After two and a half hours, I had trounced everyone in this game. On Chieftan difficulty. The easiest of the bunch. That might explain it, but this difficulty level hasn't been that easy for me in any other Civ game...
Final Word
I was left feeling a little deflated after my time with Revolution. I won, and it had its moments, but I felt like I was watching a movie at times. Things just happened, went in my favour, and snowballed into a monstrous victory on all fronts. I was entertained but wasn't challenged.
"Put the difficulty up then." Good point. I certainly could. But then I'd have to put up with the graphics, and the frame rate than can drop to numbers you can count.
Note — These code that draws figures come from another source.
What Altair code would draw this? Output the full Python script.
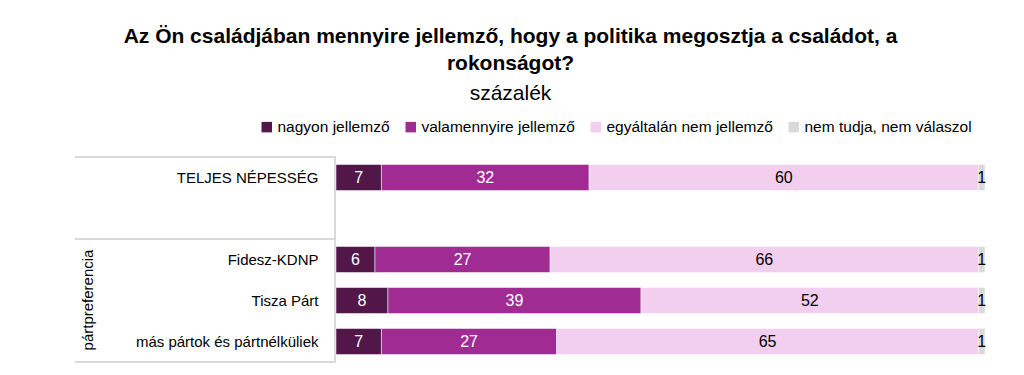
import altair as alt
import pandas as pd

groups = ["TELJES NÉPESSÉG", " ", "Fidesz-KDNP", "Tisza Párt", "más pártok és pártnélküliek"]
categories = ["nagyon jellemző", "valamennyire jellemző", "egyáltalán nem jellemző", "nem tudja, nem válaszol"]
colors = ["#521649", "#A02B93", "#F2CEEF", "#D9D9D9"]

rows = ["TELJES NÉPESSÉG", "Fidesz-KDNP", "Tisza Párt", "más pártok és pártnélküliek"]
nagyon = [7, 6, 8, 7]
valamennyire = [32, 27, 39, 27]
egyaltalan = [60, 66, 52, 65]
nemtudja = [1, 1, 1, 1]

series = [nagyon, valamennyire, egyaltalan, nemtudja]
records = []
for ri, r in enumerate(rows):
    for ci, c in enumerate(categories):
        records.append({"group": r, "cat": c, "idx": ci, "value": series[ci][ri]})
df = pd.DataFrame(records)

SANS = "Liberation Sans, Arial, sans-serif"

W, H = 649, 205

base = alt.Chart(df).transform_stack(
    stack="value", groupby=["group"], as_=["x0", "x1"], sort=[alt.SortField("idx")]
).transform_calculate(
    mid="(datum.x0 + datum.x1) / 2",
    tc="datum.idx < 2 ? 'white' : 'black'",
)

yscale = alt.Scale(domain=groups, paddingInner=0.366, paddingOuter=0.183)
yenc = alt.Y(
    "group:N",
    scale=yscale,
    axis=alt.Axis(title=None, domain=False, ticks=False, labelPadding=18, labelLimit=0,
                  labelFont=SANS, labelFontSize=15, labelColor="#000000"),
)
xscale = alt.Scale(domain=[0, 100], nice=False, zero=True)

bars = base.mark_bar(stroke="white", strokeWidth=0.5).encode(
    x=alt.X("x0:Q", scale=xscale, axis=None),
    x2="x1:Q",
    y=yenc,
    color=alt.Color(
        "cat:N",
        scale=alt.Scale(domain=categories, range=colors),
        legend=alt.Legend(
            title=None, orient="none", legendX=-77, legendY=-38, direction="horizontal",
            symbolType="square", symbolSize=110, symbolStrokeWidth=0,
            labelFont=SANS, labelFontSize=15.5, labelColor="#000000", labelLimit=0,
            columnPadding=13, labelOffset=3,
        ),
    ),
)

labels = base.mark_text(font=SANS, fontSize=16).encode(
    x=alt.X("mid:Q", scale=xscale),
    y=alt.Y("group:N", scale=yscale),
    text=alt.Text("value:Q"),
    color=alt.Color("tc:N", scale=None),
)

decor_df = pd.DataFrame({"x": [-261, -261, -261], "x2": [0, 0, 0], "y": [0, 82, 205]})
hrules = alt.Chart(decor_df).mark_rule(color="#D9D9D9", strokeWidth=2).encode(
    x=alt.X("x:Q", scale=None), x2="x2:Q", y=alt.Y("y:Q", scale=None)
)
vrule = alt.Chart(pd.DataFrame({"a": [0]})).mark_rule(color="#D9D9D9", strokeWidth=2).encode(
    x=alt.value(-1), y=alt.value(0), y2=alt.value(205)
)
grouplabel = alt.Chart(pd.DataFrame({"t": ["pártpreferencia"]})).mark_text(
    font=SANS, fontSize=15, angle=270, align="center", baseline="middle", color="#000000"
).encode(x=alt.value(-248), y=alt.value(143), text="t:N")

chart = alt.layer(hrules, vrule, bars, labels, grouplabel).properties(
    width=W, height=H,
    autosize=alt.AutoSizeParams(type="none"),
    padding={"left": 328, "top": 149, "right": 31, "bottom": 4},
    title=alt.TitleParams(
        text=["Az Ön családjában mennyire jellemző, hogy a politika megosztja a családot, a", "rokonságot?"],
        subtitle="százalék",
        font=SANS, fontSize=21, fontWeight="bold", lineHeight=27, color="#000000",
        subtitleFont=SANS, subtitleFontSize=21, subtitleColor="#000000", subtitlePadding=9,
        anchor="middle", frame="group", dx=-150, offset=15,
    ),
).configure_view(stroke=None)

chart.save("out.html", embed_options={"renderer": "svg", "actions": False})
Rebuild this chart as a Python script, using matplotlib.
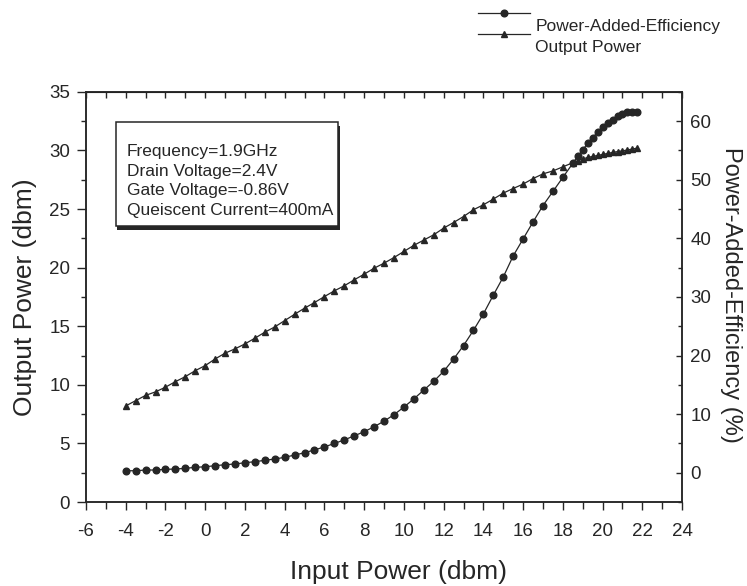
import matplotlib
matplotlib.use("Agg")
import matplotlib.pyplot as plt
import matplotlib.patheffects as pe
from matplotlib.patches import Rectangle
from matplotlib.ticker import MultipleLocator

plt.rcParams['font.family'] = ['Liberation Sans', 'DejaVu Sans']
plt.rcParams['axes.unicode_minus'] = False

# Input power sweep (dbm)
input_power = [-4, -3.5, -3, -2.5, -2, -1.5, -1, -0.5, 0, 0.5, 1, 1.5, 2, 2.5, 3, 3.5,
               4, 4.5, 5, 5.5, 6, 6.5, 7, 7.5, 8, 8.5, 9, 9.5, 10, 10.5, 11, 11.5,
               12, 12.5, 13, 13.5, 14, 14.5, 15, 15.5, 16, 16.5, 17, 17.5, 18, 18.5,
               18.75, 19, 19.25, 19.5, 19.75, 20, 20.25, 20.5, 20.75, 21, 21.25, 21.5, 21.75]

# Output power (dbm), left axis
output_power = [8.20, 8.65, 9.10, 9.40, 9.80, 10.27, 10.70, 11.21, 11.64, 12.21, 12.70, 13.07,
                13.49, 13.98, 14.49, 14.94, 15.48, 16.02, 16.54, 17.02, 17.53, 18.02, 18.45,
                18.96, 19.44, 19.95, 20.38, 20.86, 21.38, 21.90, 22.35, 22.80, 23.37, 23.85,
                24.36, 24.94, 25.36, 25.85, 26.36, 26.75, 27.13, 27.60, 28.00, 28.25, 28.60,
                28.95, 29.12, 29.27, 29.40, 29.49, 29.57, 29.66, 29.74, 29.83, 29.90, 29.96,
                30.04, 30.12, 30.20]

# Power-added efficiency (%), right axis
pae = [0.34, 0.34, 0.46, 0.46, 0.58, 0.63, 0.75, 0.92, 1.02, 1.20, 1.37, 1.49, 1.71, 1.88,
       2.12, 2.34, 2.63, 3.02, 3.41, 3.9, 4.4, 5.0, 5.6, 6.3, 7.0, 7.85, 8.8, 9.9, 11.2,
       12.6, 14.1, 15.6, 17.3, 19.4, 21.7, 24.3, 27.1, 30.3, 33.4, 37.0, 39.9, 42.8, 45.6,
       48.0, 50.4, 52.8, 54.0, 55.1, 56.2, 57.2, 58.1, 59.0, 59.6, 60.2, 60.8, 61.2, 61.5,
       61.6, 61.6]

conditions = ["Frequency=1.9GHz", "Drain Voltage=2.4V", "Gate Voltage=-0.86V",
              "Queiscent Current=400mA"]

INK = "#262626"

fig = plt.figure(figsize=(7.47, 5.86), dpi=100)
ax = fig.add_axes([0.1151, 0.1433, 0.798, 0.700])
ax2 = ax.twinx()

l_out, = ax.plot(input_power, output_power, color=INK, lw=0.9, marker="^", ms=5,
                 mfc=INK, mec=INK, label="Output Power")
l_pae, = ax2.plot(input_power, pae, color=INK, lw=0.9, marker="o", ms=4.8,
                  mfc=INK, mec=INK, label="Power-Added-Efficiency")

ax.set_xlim(-6, 24)
ax.set_ylim(0, 35)
ax2.set_ylim(-5, 65)
ax.set_xticks(range(-6, 25, 2))
ax.xaxis.set_minor_locator(MultipleLocator(1))
ax.set_yticks(range(0, 36, 5))
ax.yaxis.set_minor_locator(MultipleLocator(2.5))
ax2.set_yticks(range(0, 61, 10))
ax2.yaxis.set_minor_locator(MultipleLocator(5))

for a in (ax, ax2):
    for s in a.spines.values():
        s.set_linewidth(1.1)
        s.set_color(INK)

ax.tick_params(axis="x", which="both", direction="out", top=False, labelsize=13.5,
               colors=INK, width=1)
ax.tick_params(axis="x", which="major", length=6, pad=9)
ax.tick_params(axis="x", which="minor", length=5)
ax.tick_params(axis="y", which="both", direction="out", right=False, labelsize=13.5,
               colors=INK, width=1)
ax.tick_params(axis="y", which="major", length=6.5, pad=5)
ax.tick_params(axis="y", which="minor", length=3.6)
ax2.tick_params(axis="y", which="both", direction="in", labelsize=13.5, colors=INK, width=1)
ax2.tick_params(axis="y", which="major", length=4.3, pad=6)
ax2.tick_params(axis="y", which="minor", length=3)

top = ax.secondary_xaxis("top")
top.set_xticks(range(-6, 25, 2))
top.xaxis.set_minor_locator(MultipleLocator(1))
top.tick_params(which="both", direction="in", length=4, width=1, labeltop=False, colors=INK)

ax.set_xlabel("Input Power (dbm)", fontsize=19, color=INK)
ax.xaxis.set_label_coords(0.524, -0.1415)
ax.set_ylabel("Output Power (dbm)", fontsize=19, color=INK)
ax.yaxis.set_label_coords(-0.082, 0.5)
ax2.set_ylabel("Power-Added-Efficiency (%)", fontsize=17, color=INK, rotation=270,
               va="bottom")
ax2.yaxis.set_label_coords(1.064, 0.505)

# conditions box with drop shadow
box = Rectangle((0.050, 0.673), 0.373, 0.254, transform=ax.transAxes, fc="white",
                ec=INK, lw=1.1, zorder=5)
box.set_path_effects([pe.SimplePatchShadow(offset=(1, -3), shadow_rgbFace=INK, alpha=1),
                      pe.Normal()])
ax2.add_patch(box)
ax2.text(0.069, 0.872, "\n".join(conditions), transform=ax.transAxes, fontsize=12.5,
         va="top", ha="left", linespacing=1.38, color=INK, zorder=6)

leg = fig.legend(handles=[l_pae, l_out], loc="upper left", bbox_to_anchor=(0.640, 0.988),
                 frameon=False, fontsize=12.5, handlelength=3.0, handletextpad=0.3,
                 borderpad=0, borderaxespad=0, labelspacing=0.35, labelcolor=INK)
# labels sit a little below their line samples, as in the original
for t in leg.get_texts():
    t.set_va("top")

fig.savefig("out.png", dpi=100)
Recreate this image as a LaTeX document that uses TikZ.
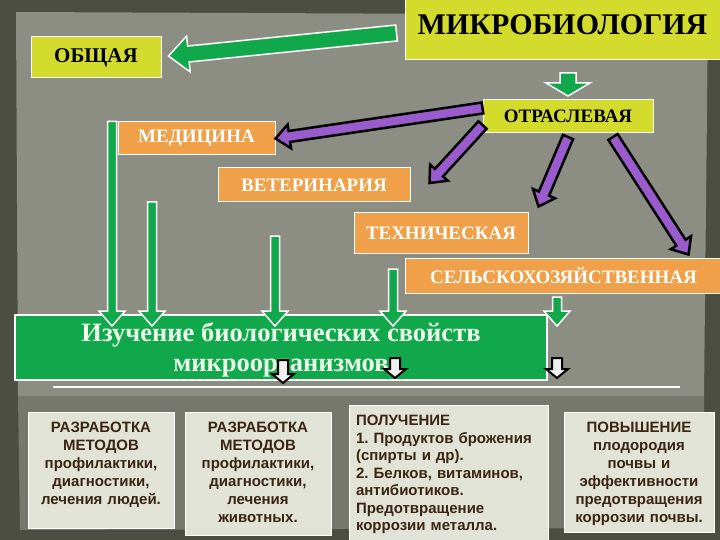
\documentclass[tikz,border=0pt]{standalone}
\usepackage{fontspec}
\setmainfont{Liberation Serif}
\newfontfamily\notefont{Liberation Sans}
\usetikzlibrary{calc}
\frenchspacing
\definecolor{framedark}{HTML}{4B4E41}
\definecolor{panelgray}{HTML}{8D8E83}
\definecolor{panellow}{HTML}{76776D}
\definecolor{titleyellow}{HTML}{D3DC2C}
\definecolor{branchorange}{HTML}{F0A048}
\definecolor{studygreen}{HTML}{10A84A}
\definecolor{arrowviolet}{HTML}{9A5CCC}
\definecolor{notegray}{HTML}{E0E3D6}
\definecolor{notebrown}{HTML}{3A2412}
\tikzset{yellowbox/.style={fill=titleyellow, draw=white, line width=1pt, inner sep=0pt, font=\bfseries}}
\tikzset{orangebox/.style={fill=branchorange, draw=white, line width=1pt, inner sep=0pt, text=white, font=\bfseries\fontsize{19}{19}\selectfont}}
\tikzset{notebox/.style={fill=notegray, draw=white, line width=0.8pt, anchor=north, inner xsep=4pt, inner ysep=10pt, text height=10.5pt, text=notebrown, align=center, font=\notefont\bfseries\fontsize{15}{18}\selectfont}}
\tikzset{greenarrow/.style={fill=studygreen, draw=white, line width=1.5pt, line join=miter}}
\tikzset{violetarrow/.style={fill=arrowviolet, draw=black, line width=2.5pt, line join=miter}}
\tikzset{pointer/.style={fill=white!88!gray, draw=black, line width=2pt, line join=miter}}
% #1 style, #2 from, #3 to, #4 half shaft, #5 half head, #6 head length
\newcommand{\blockarrow}[6]{%
  \coordinate (headbase) at ($(#3)!#6pt!(#2)$);
  \draw[#1] ($(#2)!#4pt!90:(#3)$) -- ($(headbase)!#4pt!90:(#3)$)
    -- ($(headbase)!#5pt!90:(#3)$) -- (#3) -- ($(headbase)!#5pt!-90:(#3)$)
    -- ($(headbase)!#4pt!-90:(#3)$) -- ($(#2)!#4pt!-90:(#3)$) -- cycle;
}

\begin{document}
\begin{tikzpicture}[x=1pt, y=1pt]
  \useasboundingbox (0,0) rectangle (720,-540);
  \fill[framedark] (0,0) rectangle (720,-540);
  \fill[panelgray] (16,-12) -- (708,-15) -- (704,-396) -- (18,-396) -- cycle;
  \fill[panellow] (18,-396) -- (704,-396) -- (706,-528) -- (20,-530) -- cycle;

  \node[yellowbox, minimum width=315, minimum height=60, text height=27pt, text depth=17pt, font=\bfseries\fontsize{30}{30}\selectfont] (mikro) at (562.5,-30) {МИКРОБИОЛОГИЯ};
  \node[yellowbox, minimum width=130, minimum height=41, font=\bfseries\fontsize{21}{21}\selectfont] (general) at (96,-57.5) {ОБЩАЯ};
  \node[yellowbox, minimum width=170, minimum height=33, font=\bfseries\fontsize{19}{19}\selectfont] (branch) at (568,-116) {ОТРАСЛЕВАЯ};

  \node[orangebox, minimum width=157, minimum height=33] (med) at (196.5,-138.5) {МЕДИЦИНА};
  \node[orangebox, minimum width=192, minimum height=34] (vet) at (314,-185) {ВЕТЕРИНАРИЯ};
  \node[orangebox, minimum width=174, minimum height=40] (tech) at (441,-233) {ТЕХНИЧЕСКАЯ};
  \node[orangebox, minimum width=317, minimum height=35] (agri) at (563.5,-275.5) {СЕЛЬСКОХОЗЯЙСТВЕННАЯ};

  \node[fill=studygreen, draw=white, line width=1.5pt, minimum width=532, minimum height=65, text=white!92!green, align=center, font=\bfseries\fontsize{26.5}{30}\selectfont] (study) at (281,-347.5) {\rule{0pt}{23pt}Изучение биологических свойств\\микроорганизмов};

  \draw[white, line width=1.2pt] (53,-387) -- (680,-387);

  \node[notebox, text width=138, text depth=85pt] (medwork) at (101,-412) {РАЗРАБОТКА\\МЕТОДОВ\\профилактики,\\диагностики,\\лечения людей.};
  \node[notebox, text width=138, text depth=92pt] (vetwork) at (258,-412) {РАЗРАБОТКА\\МЕТОДОВ\\профилактики,\\диагностики,\\лечения\\животных.};
  \node[notebox, align=left, inner xsep=7pt, text width=185, text depth=110pt, font=\notefont\bfseries\fontsize{15}{17.5}\selectfont] (techwork) at (448.5,-405) {ПОЛУЧЕНИЕ\\1. Продуктов брожения\\(спирты и др).\\2. Белков, витаминов,\\антибиотиков.\\Предотвращение\\коррозии металла.};
  \node[notebox, text width=142, text depth=89pt] (agriwork) at (639,-412) {ПОВЫШЕНИЕ\\плодородия\\почвы и\\эффективности\\предотвращения\\коррозии почвы.};

  \coordinate (gstart) at ([xshift=-8pt, yshift=-3pt]mikro.west);
  \coordinate (gend) at ([xshift=7pt, yshift=1.5pt]general.east);
  \blockarrow{greenarrow}{gstart}{gend}{8}{18}{20}
  \coordinate (dstart) at ([yshift=26pt]branch.north);
  \coordinate (dend) at ([yshift=3pt]branch.north);
  \blockarrow{greenarrow}{dstart}{dend}{8}{22}{13}

  \coordinate (va) at ([yshift=8pt]branch.west);
  \coordinate (vb) at ([yshift=-9pt]branch.west);
  \coordinate (vc) at ([yshift=-4pt]branch.south);
  \coordinate (vd) at ([xshift=45pt, yshift=-4pt]branch.south);
  \blockarrow{violetarrow}{va}{med.east}{5.5}{12}{14}
  \coordinate (vbend) at ([xshift=19pt, yshift=2pt]vet.east);
  \blockarrow{violetarrow}{vb}{vbend}{5.5}{12}{14}
  \coordinate (vcend) at ([xshift=10pt, yshift=6pt]tech.north east);
  \blockarrow{violetarrow}{vc}{vcend}{5.5}{12}{14}
  \coordinate (vdend) at ([xshift=125pt, yshift=3pt]agri.north);
  \blockarrow{violetarrow}{vd}{vdend}{5.5}{12}{14}

  \foreach \xs/\ys [count=\i] in {112/121.5, 152/202, 275/236, 393/269, 557/297} {
    \path (\xs,-\ys) coordinate (down\i) (study.north -| down\i) ++(0,-12) coordinate (tip\i);
    \blockarrow{greenarrow}{down\i}{tip\i}{4.5}{13}{15}
  }

  \foreach \xs/\ys/\ye [count=\i] in {283/360/383, 395/358/378, 557/358/378} {
    \path (\xs,-\ys) coordinate (pin\i) (\xs,-\ye) coordinate (pout\i);
    \blockarrow{pointer}{pin\i}{pout\i}{5}{11}{9}
  }
\end{tikzpicture}
\end{document}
Not a big problem for a turn-based game, but not something you want to see from a console.
The Civilization experience is condensed by reducing the variety of units you've got, toning down the complexity of stuff going on under the hood, and just letting you do the things you want to do with your empire, and for that I like Revolution. It's a great starting point, especially for console gamers.
I probably would play it again at a higher difficulty, were it not for two things: I still don't really get the whole backend of how this game actually works, as in where to settle and how to manage and focus your workers, and I've already experienced the latest in the Civ series, Civilization VI, and thoroughly enjoyed it. And got thoroughly frustrated with it, and never won, and so on.
There is a city-building itch that needs scratching. Creating things on a grand scale is fun. Seeing them fail can also be a right laugh if they fail spectacularly. Revolution might have scratched that itch in 2008, but might struggle to do so now. Treat it as in introduction to the idea of a Civilization game, if you want, but move onto the "real" Civ afterwards.
Fun Facts
New scenarios were released each week for players to compete in, though the online multiplayer mode itself has been described as slow.
Sid Meier's Civilization Revolution, developed by Firaxis Games, first released in 2008.
Version played: PlayStation 3, 2008.